Many of these arguments could easily be turned around. Even when company's avoid income tax, the government gets plenty of revenue from the employee's tax - especially the capital gains on stock sales. Most startups give stock liberally to all employees. Increased stock valuations benefit employees (and can be one of the primary source of employee wealth.) Retirement accounts and pension funds are invested primarily in stocks, thus increased stock valuation benefits pretty much everyone.

The question of value creation is more nuanced. The author focuses on Apple. They are, for practical purposes a design company. Apple products rarely have in-house created innovative technology. Instead, Apple typically packs together existing technologies with minor improvements in a unified slick interface that appeals to the public.

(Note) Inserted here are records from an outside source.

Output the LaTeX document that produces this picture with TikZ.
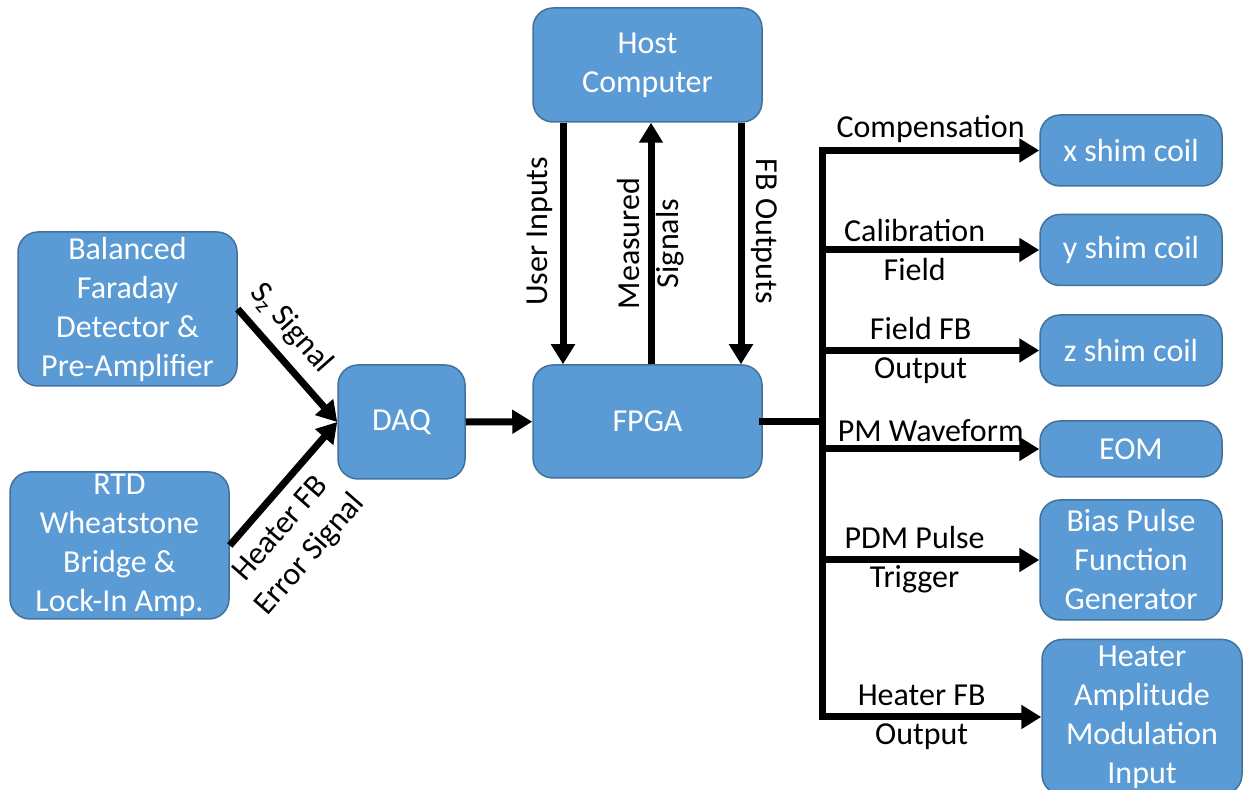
\documentclass[tikz,border=0pt]{standalone}
\usepackage{fontspec}
\setmainfont{Carlito}
\usetikzlibrary{arrows.meta}
\definecolor{boxblue}{HTML}{5B9BD5}
\definecolor{boxedge}{HTML}{41719C}
\tikzstyle{block} = [rectangle, rounded corners=10pt, draw=boxedge, line width=0.75pt, fill=boxblue, text=white, align=center, inner sep=0pt]
\tikzstyle{arrow} = [line width=3.5pt, -{Triangle[length=10pt,width=11.5pt]}]
\tikzstyle{wire} = [line width=3.5pt, line cap=rect]

\begin{document}
\begin{tikzpicture}[x=0.5pt, y=-0.5pt, font=\fontsize{16}{19.5}\selectfont, every node/.append style={align=center}]
\useasboundingbox (0,0) rectangle (1244,790);
\node (host) [block, minimum width=114.5pt, minimum height=57pt] at (647.5,65) {Host\\Computer};
\node (faraday) [block, minimum width=109.5pt, minimum height=77pt] at (127.5,309) {Balanced\\Faraday\\Detector \&\\Pre-Amplifier};
\node (rtd) [block, minimum width=109.5pt, minimum height=73.5pt] at (119.5,545.5) {RTD\\Wheatstone\\Bridge \&\\Lock-In Amp.};
\node (daq) [block, minimum width=63.5pt, minimum height=57pt] at (401.5,422) {DAQ};
\node (fpga) [block, minimum width=114.5pt, minimum height=56.5pt] at (647.5,421.5) {FPGA};
\node (xshim) [block, minimum width=91pt, minimum height=35.5pt] at (1131,150.5) {x shim coil};
\node (yshim) [block, minimum width=91pt, minimum height=35.5pt] at (1131,250) {y shim coil};
\node (zshim) [block, minimum width=91pt, minimum height=35.5pt] at (1131,350.5) {z shim coil};
\node (eom) [block, minimum width=91pt, minimum height=28pt] at (1131,449) {EOM};
\node (bias) [block, minimum width=91pt, minimum height=60pt] at (1131,560) {Bias Pulse\\Function\\Generator};
\node (heater) [block, minimum width=100pt, minimum height=77.5pt] at (1142,717) {Heater\\Amplitude\\Modulation\\Input};
\coordinate (busx) at (822,0);
% inputs to the DAQ
\draw [arrow] (faraday.east) -- node[pos=0.33, sloped, above, inner sep=5pt] {S\textsubscript{z} Signal} (daq.west);
\draw [arrow] (rtd.east) -- node[pos=0.28, sloped, below, inner sep=6pt] {Heater FB\\Error Signal} (daq.west);
\draw [arrow] (daq) -- (fpga);
% host computer link
\draw [arrow] ([xshift=-42.25pt]host.south) -- node[pos=0.45, rotate=90, anchor=south] {User Inputs} ([xshift=-42.25pt]fpga.north);
\draw [arrow] ([xshift=1.75pt]fpga.north) -- node[rotate=90] {Measured\\Signals} ([xshift=1.75pt]host.south);
\draw [arrow] ([xshift=46.75pt]host.south) -- node[pos=0.45, rotate=-90, anchor=south] {FB Outputs} ([xshift=46.75pt]fpga.north);
% output bus
\draw [wire] (fpga.east) -- (fpga.east -| busx);
\draw [wire] (xshim.west -| busx) -- (heater.west -| busx);
\draw [arrow] (xshim.west -| busx) -- node[above, inner sep=2pt] {Compensation} (xshim.west);
\draw [arrow] (yshim.west -| busx) -- node[xshift=-8pt] {Calibration\\Field} (yshim.west);
\draw [arrow] (zshim.west -| busx) -- node[xshift=-5pt] {Field FB\\Output} (zshim.west);
\draw [arrow] (eom.west -| busx) -- node[above, inner sep=2pt] {PM Waveform} (eom.west);
\draw [arrow] (bias.west -| busx) -- node[xshift=-8pt] {PDM Pulse\\Trigger} (bias.west);
\draw [arrow] (heater.west -| busx) -- node[xshift=-5pt] {Heater FB\\Output} (heater.west);
\end{tikzpicture}
\end{document}
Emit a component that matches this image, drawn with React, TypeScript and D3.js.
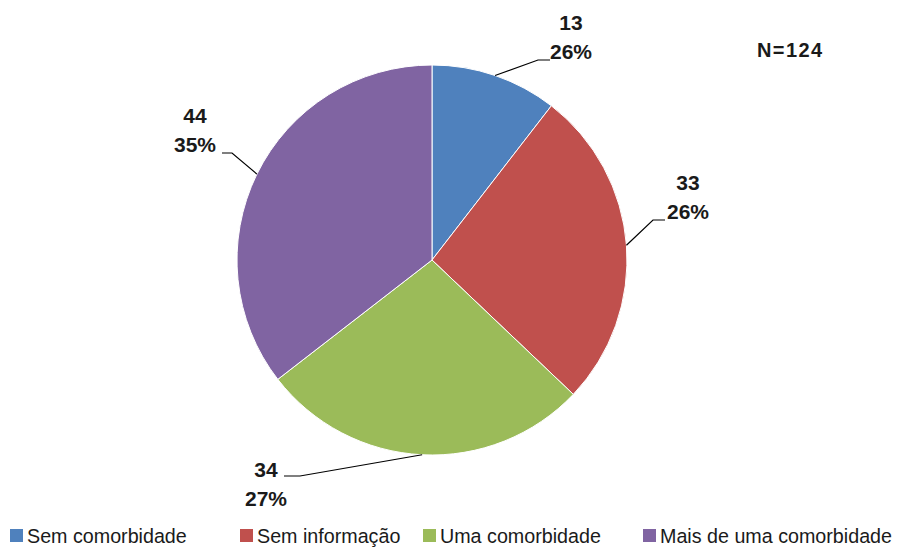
import React from "react";
import * as d3 from "d3";

const WIDTH = 898;
const HEIGHT = 548;
const CX = 432;
const CY = 260;
const RADIUS = 195;

const categories = ["Sem comorbidade", "Sem informação", "Uma comorbidade", "Mais de uma comorbidade"];
const counts = [13, 33, 34, 44];
const percentLabels = ["26%", "26%", "27%", "35%"];
const colors = ["#4F81BD", "#C0504D", "#9BBB59", "#8064A2"];
const totalLabel = "N=124";

// where Excel placed each data label (text centre x, first baseline, elbow, line end)
const LABEL_LAYOUT = [
  { tx: 571, ty: 30, ex: 538, ey: 60, lx: 550 },
  { tx: 688, ty: 190, ex: 653, ey: 220, lx: 665 },
  { tx: 266, ty: 477, ex: 300, ey: 476, lx: 284 },
  { tx: 195, ty: 123, ex: 232, ey: 153, lx: 222 },
];

const LEGEND_X = [10, 240, 423, 643];

const FONT = "'Liberation Sans', Arial, sans-serif";

export default function App() {
  const slices = d3
    .pie<number>()
    .sort(null)
    .value((d) => d)(counts);
  const arc = d3.arc<d3.PieArcDatum<number>>().innerRadius(0).outerRadius(RADIUS);

  return (
    <svg
      width={WIDTH}
      height={HEIGHT}
      style={{ position: "absolute", left: 0, top: 0, background: "#fff" }}
      fontFamily={FONT}
    >
      <g transform={`translate(${CX},${CY})`}>
        {slices.map((s, i) => (
          <path key={i} d={arc(s) || ""} fill={colors[i]} stroke="#fff" strokeWidth={1} />
        ))}
      </g>

      {slices.map((s, i) => {
        const mid = (s.startAngle + s.endAngle) / 2;
        const px = CX + RADIUS * Math.sin(mid);
        const py = CY - RADIUS * Math.cos(mid);
        const L = LABEL_LAYOUT[i];
        return (
          <g key={i}>
            <polyline
              points={`${px},${py} ${L.ex},${L.ey} ${L.lx},${L.ey}`}
              fill="none"
              stroke="#000"
              strokeWidth={1.2}
            />
            <text x={L.tx} y={L.ty} textAnchor="middle" fontSize={21} fontWeight="bold" fill="#1a1a1a">
              {counts[i]}
            </text>
            <text x={L.tx} y={L.ty + 29} textAnchor="middle" fontSize={21} fontWeight="bold" fill="#1a1a1a">
              {percentLabels[i]}
            </text>
          </g>
        );
      })}

      <text x={757} y={57} fontSize={20} fontWeight="bold" fill="#1a1a1a" textLength={65}>
        {totalLabel}
      </text>

      {categories.map((c, i) => (
        <g key={c} transform={`translate(${LEGEND_X[i]},528)`}>
          <rect x={0} y={1} width={13} height={13} fill={colors[i]} />
          <text x={17} y={14.5} fontSize={19.7} fill="#1a1a1a">
            {c}
          </text>
        </g>
      ))}
    </svg>
  );
}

The author mentioned that the government earned nothing from the Page Rank algorithm that had been partially funded by a government grant. (Stanford, however, did make a nice killing on it.) What is not mentioned is that while the algorithm was extremely popular and served as the base for Google, it was the advertising keywords that turned that into valuable company. 

There is value in having more knowledge that can then serve as a base for further innovation and products. What is the ideal level of government involvement? Too much and there is little incentive to build on. Not enough and there is nothing that can be used to build. One concern is the huge sums made. If companies can turn people to billionaires, does that mean the government is giving away too much? Should the government collect royalties on technology used? Or perhaps just take a stake in companies as part of the funding.

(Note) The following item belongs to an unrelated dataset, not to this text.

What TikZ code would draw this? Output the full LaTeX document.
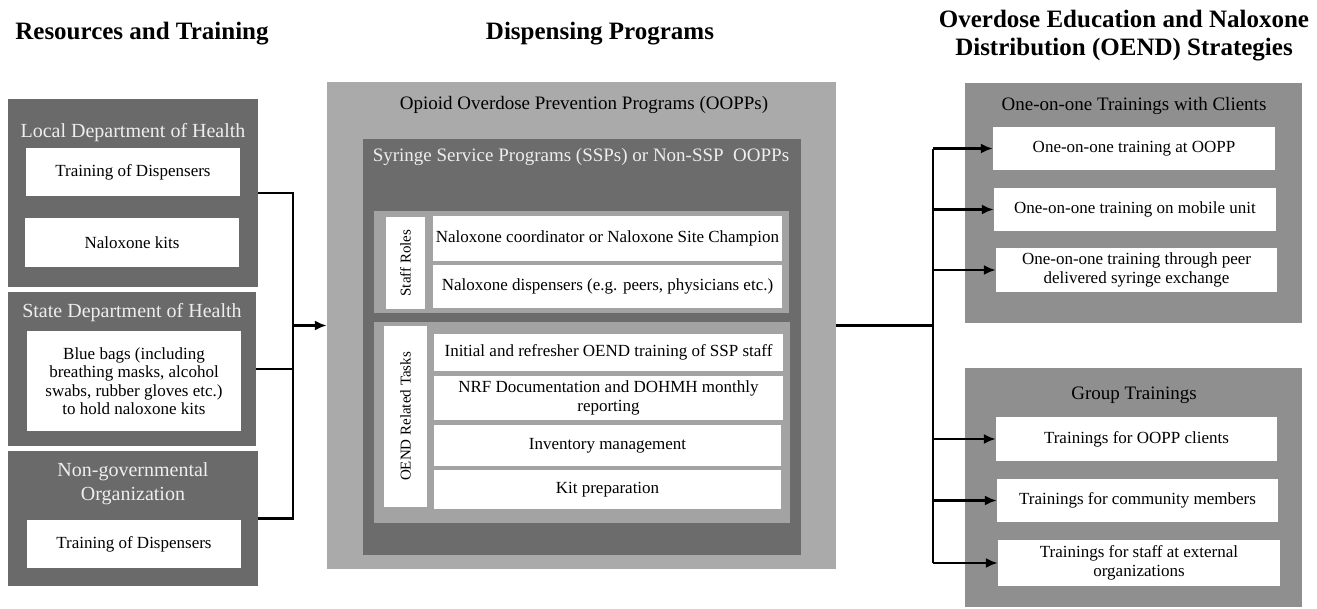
\documentclass[tikz,border=0pt]{standalone}
\usepackage{fontspec}
\setmainfont{Liberation Serif}
\usepackage{tikz}
\usetikzlibrary{positioning,calc,arrows.meta}

\definecolor{leftdark}{RGB}{106,106,106}
\definecolor{ooppgray}{RGB}{170,170,170}
\definecolor{sspdark}{RGB}{108,108,108}
\definecolor{innergray}{RGB}{163,163,163}
\definecolor{rightgray}{RGB}{143,143,143}
\definecolor{titlewhite}{RGB}{238,238,238}

\tikzset{
  heading/.style={font=\fontsize{25}{28}\selectfont\bfseries, align=center},
  panel/.style={fill=#1, inner sep=0pt},
  title/.style={font=\fontsize{20}{24}\selectfont, align=center},
  whitebox/.style={fill=white, inner sep=0pt, align=center, font=\fontsize{17}{18.5}\selectfont},
  sidelabel/.style={fill=white, inner sep=0pt, font=\fontsize{15}{17}\selectfont},
  link/.style={line width=2.6pt},
  linkarrow/.style={line width=2.4pt, -{Latex[length=12pt,width=10pt]}}
}

\begin{document}
\begin{tikzpicture}[x=1pt, y=-1pt]
\useasboundingbox (0,0) rectangle (1317,608);

% Headings
\node[heading] (hres) at (142,34) {Resources and Training};
\node[heading] (hdisp) at (600,34) {Dispensing Programs};
\node[heading] (hoend) at (1124,36) {Overdose Education and Naloxone\\Distribution (OEND) Strategies};

% Resources and Training
\node[panel=leftdark, minimum width=250pt, minimum height=188pt] (local) at (133,193) {};
\node[title, text=titlewhite] (localT) at (133,133) {Local Department of Health};
\node[whitebox, minimum width=214pt, minimum height=48pt] (localA) at (133,172) {Training of Dispensers};
\node[whitebox, minimum width=214pt, minimum height=49pt] (localB) at (132,242.5) {Naloxone kits};

\node[panel=leftdark, minimum width=248pt, minimum height=154pt] (state) at (132,369) {};
\node[title, text=titlewhite] (stateT) at (132,313) {State Department of Health};
\node[whitebox, minimum width=214pt, minimum height=100pt] (stateA) at (134,381) {Blue bags (including\\breathing masks, alcohol\\swabs, rubber gloves etc.)\\to hold naloxone kits};

\node[panel=leftdark, minimum width=250pt, minimum height=135pt] (ngo) at (133,518.5) {};
\node[title, text=titlewhite] (ngoT) at (133,484) {Non-governmental\\Organization};
\node[whitebox, minimum width=214pt, minimum height=48pt] (ngoA) at (134,544) {Training of Dispensers};

% Dispensing Programs
\node[panel=ooppgray, minimum width=509pt, minimum height=487pt] (oopp) at (581.5,325.5) {};
\node[title, font=\fontsize{19}{23}\selectfont] (ooppT) at (584,105) {Opioid Overdose Prevention Programs (OOPPs)};
\node[panel=sspdark, minimum width=438pt, minimum height=416pt] (ssp) at (582,347) {};
\node[title, font=\fontsize{19}{23}\selectfont, text=titlewhite] (sspT) at (581,157) {Syringe Service Programs (SSPs) or Non-SSP\ \ OOPPs};

\node[panel=innergray, minimum width=415pt, minimum height=102pt] (staff) at (581.5,262) {};
\node[sidelabel, minimum width=92pt, minimum height=39pt, rotate=90] (staffL) at (405.5,263) {Staff Roles};
\node[whitebox, minimum width=349pt, minimum height=45pt] (roleA) at (607.5,238.5) {Naloxone coordinator or Naloxone Site Champion};
\node[whitebox, minimum width=349pt, minimum height=43pt] (roleB) at (607.5,286.5) {Naloxone dispensers (e.g. peers, physicians etc.)};

\node[panel=innergray, minimum width=416pt, minimum height=201pt] (oend) at (582,422.5) {};
\node[sidelabel, minimum width=181pt, minimum height=43pt, rotate=90] (oendL) at (405.5,416.5) {OEND Related Tasks};
\node[whitebox, minimum width=349pt, minimum height=37pt] (taskA) at (608.5,352.5) {Initial and refresher OEND training of SSP staff};
\node[whitebox, minimum width=349pt, minimum height=44pt] (taskB) at (608.5,398) {NRF Documentation and DOHMH monthly\\reporting};
\node[whitebox, minimum width=347pt, minimum height=41pt] (taskC) at (607.5,445.5) {Inventory management};
\node[whitebox, minimum width=347pt, minimum height=39pt] (taskD) at (607.5,489.5) {Kit preparation};

% OEND Strategies
\node[panel=rightgray, minimum width=337pt, minimum height=240pt] (one) at (1133.5,203) {};
\node[title, font=\fontsize{19}{23}\selectfont] (oneT) at (1134,106) {One-on-one Trainings with Clients};
\node[whitebox, minimum width=282pt, minimum height=43pt] (oneA) at (1134,148.5) {One-on-one training at OOPP};
\node[whitebox, minimum width=282pt, minimum height=43pt] (oneB) at (1135,209.5) {One-on-one training on mobile unit};
\node[whitebox, minimum width=281pt, minimum height=44pt] (oneC) at (1136.5,270) {One-on-one training through peer\\delivered syringe exchange};

\node[panel=rightgray, minimum width=337pt, minimum height=239pt] (group) at (1133.5,487.5) {};
\node[title, font=\fontsize{19}{23}\selectfont] (groupT) at (1134,395) {Group Trainings};
\node[whitebox, minimum width=281pt, minimum height=44pt] (grpA) at (1136.5,439) {Trainings for OOPP clients};
\node[whitebox, minimum width=281pt, minimum height=43pt] (grpB) at (1137.5,500.5) {Trainings for community members};
\node[whitebox, minimum width=282pt, minimum height=46pt] (grpC) at (1139,563) {Trainings for staff at external\\organizations};

% Connections
\coordinate (jl) at (293,325.5);
\coordinate (jr) at (933,325.5);
\draw[link] (local.east) -| (jl) |- (ngo.east);
\draw[link] (state.east) -- (state.east -| jl);
\draw[linkarrow] (jl) -- (oopp.west);
\draw[link] (oopp.east) -- (jr);
\draw[link] (jr) -- (jr |- oneA.west);
\draw[link] (jr) -- (jr |- grpC.west);
\foreach \t in {oneA,oneB,oneC,grpA,grpB,grpC}
  \draw[linkarrow] (jr |- \t.west) -- (\t.west);
\end{tikzpicture}
\end{document}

The government causes the biggest issues when it picks winners. Regulation for something that "seems better" is often stifling. People liked Incandescent lights. The government stepped in to force people to switch to compact fluorescent lights. However, there were a multitude of problems (cost, disposal, etc.) with CFLs. A few years later LEDs came out. They had few of the problems of CFLs and economically made sense. Had the government not jumped in, we would probably still switched to LEDs. 

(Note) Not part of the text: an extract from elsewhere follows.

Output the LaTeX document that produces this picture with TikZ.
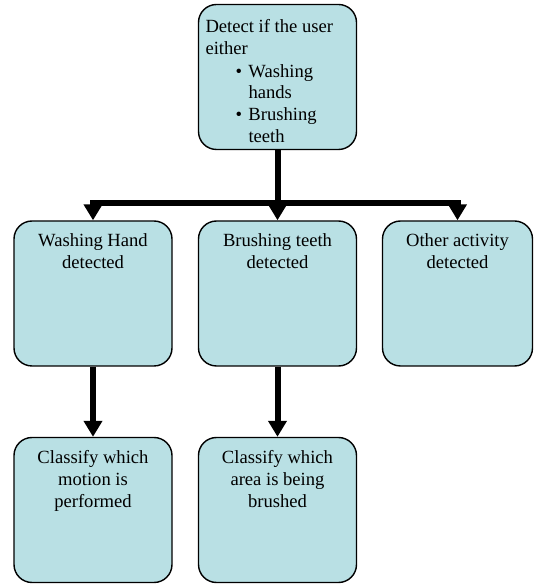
\documentclass[tikz,border=0pt]{standalone}
\usepackage{fontspec}
\setmainfont{Liberation Serif}
\usetikzlibrary{shapes,arrows.meta,positioning}
\definecolor{boxfill}{RGB}{185,224,228}
\newcommand{\boxtext}[2][158pt]{\parbox[c][145pt][t]{#1}{\centering\rule{0pt}{26pt}#2}}
\tikzstyle{stage} = [rectangle, rounded corners=18pt, minimum width=158pt, minimum height=145pt, inner sep=0pt, draw=black, line width=1.4pt, fill=boxfill, font=\fontsize{18.6pt}{21.8pt}\selectfont]
\tikzstyle{flow} = [line width=6pt, -{Triangle[width=18pt,length=16pt]}]

\begin{document}
\begin{tikzpicture}[node distance=216.5pt]
	\useasboundingbox (0,0) rectangle (534pt,584pt);
	\node (detect) [stage] at (277.5pt,507pt) {\parbox[c][145pt][t]{158pt}{\raggedright\leftskip=7pt\relax
		\rule{0pt}{28pt}Detect if the user\\either\\[1pt]
		\hspace*{30pt}\makebox[13pt][l]{\textbullet}Washing\\
		\hspace*{43pt}hands\\
		\hspace*{30pt}\makebox[13pt][l]{\textbullet}Brushing\\
		\hspace*{43pt}teeth}};
	\node (washing) [stage, below of=detect, xshift=-184.5pt] {\boxtext{Washing Hand\\detected}};
	\node (brushing) [stage, below of=detect] {\boxtext{Brushing teeth\\detected}};
	\node (other) [stage, below of=detect, xshift=180pt, minimum width=150pt] {\boxtext[150pt]{Other activity\\detected}};
	\node (motion) [stage, below of=washing] {\boxtext{Classify which\\motion is\\performed}};
	\node (area) [stage, below of=brushing] {\boxtext{Classify which\\area is being\\brushed}};
	\coordinate (split) at ([yshift=-52.5pt]detect.south);
	\draw [flow] (detect) -- (brushing);
	\draw [flow] (split) -| (washing);
	\draw [flow] (split) -| (other);
	\draw [flow] (washing) -- (motion);
	\draw [flow] (brushing) -- (area);
\end{tikzpicture}
\end{document}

Significant government innovations often end up having a use outside their original purpose. The internet and GPS both were launched with specific national defense missions in mind. Changes and improvements happened over time. Arpanet was never envisioned as a means to allow kindergartners to attend remote classes. Yet, it gradually expanded to the internet and enabled the myriad of applications we have today. 

Today we often try to jump ahead. Putting a lot of government research in technologies such as solar power or electric vehicles has the danger of "picking winners". (Tesla is profitable only via the multitude of credits and carbon offsets.) Special government support can be difficult to remove, even if it is now detrimental. Fossil fuels, highways, suburban-sprawl and long-distance trucking are all encouraged by government policies while at the same time, the government is funding research and implementing policies to discourage them. Rather than pick winners, the government would be better off focussing on basic research and enact more simple policies.

Government has the advantage of being able to look at the long term. However, it is also subject to short term changes of elected officials. It can be challenging to keep a long term focus. Corporate research labs used to have a long term focus. However, many of these labs have gone away. Ironically, monopolistic power and strength helps justify the existence of these labs. In software development, the open source movement has been a boon. Big companies dedicate significant resources to develop software that is freely available and modifiable by everybody. This is a form of research and development that has been growing significantly and has produced significant innovation.

The author argues that government innovation and support are key for growth. I half buy the argument. In the current state, government tends to be overwhelmed with process and politics. Perhaps the simple solution would be to hand out money and ask smart people to "do stuff".